The mistake isn't the AI's. It's that there is no system for converting a one-time correction into a permanent constraint.
The pattern
A senior engineer reviews a PR, finds an AI-introduced anti-pattern (wrong logger, missing transaction wrapper, outdated import path), and corrects it inline. Two days later, on a different branch, on a different file, in a different session, the AI makes the same mistake.
This is the "new session, same mistakes" problem. It's the AI equivalent of a team without a wiki — every onboarding repeats the last one.
The Living Rules File
A RULES.md (or .cursor/rules, or CLAUDE.md — name varies by tooling) at the repo root that:
- Captures every recurring correction as a one-line rule.
- Is loaded into the model's context on every session.
- Is enforced by a CI check that fails when violations land.
- Grows.
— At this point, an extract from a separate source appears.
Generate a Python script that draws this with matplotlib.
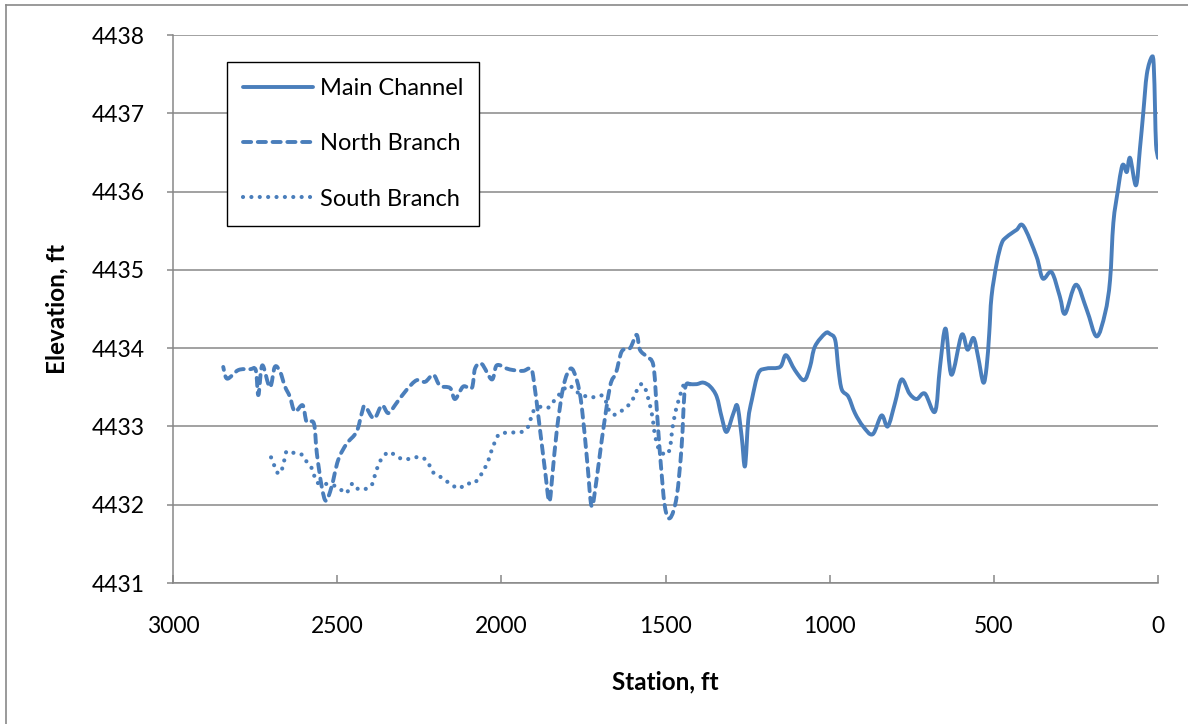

Every new correction adds a line. Old ones are pruned when they become obsolete.
# Living Rules
## Database
- Always wrap multi-step writes in `with_transaction(...)`.
- Never use `SELECT *` in queries that cross service boundaries.
## Logging
- Use `structlog`, not the stdlib `logging` module.
- Include `request_id` in every log line in API handlers.Why CI enforcement matters
Without CI enforcement, the rules file becomes wallpaper. Anyone can ignore it, including the AI. With enforcement — even a simple grep-based check that fails the build on rule violations — it becomes a contract.
The AI learns the rules because every PR that violates them turns red. Engineers learn the rules for the same reason. The rules sharpen because rules that catch nothing in six months get deleted.
What we measured
Across two teams that adopted this in 2026, recurring AI-introduced issues in PR review dropped by roughly 70% within six weeks. Rule count stabilized around 25–40 lines after three months — small enough to load on every session, dense enough to matter.
It's not AI safety. It's just engineering hygiene applied to a new collaborator.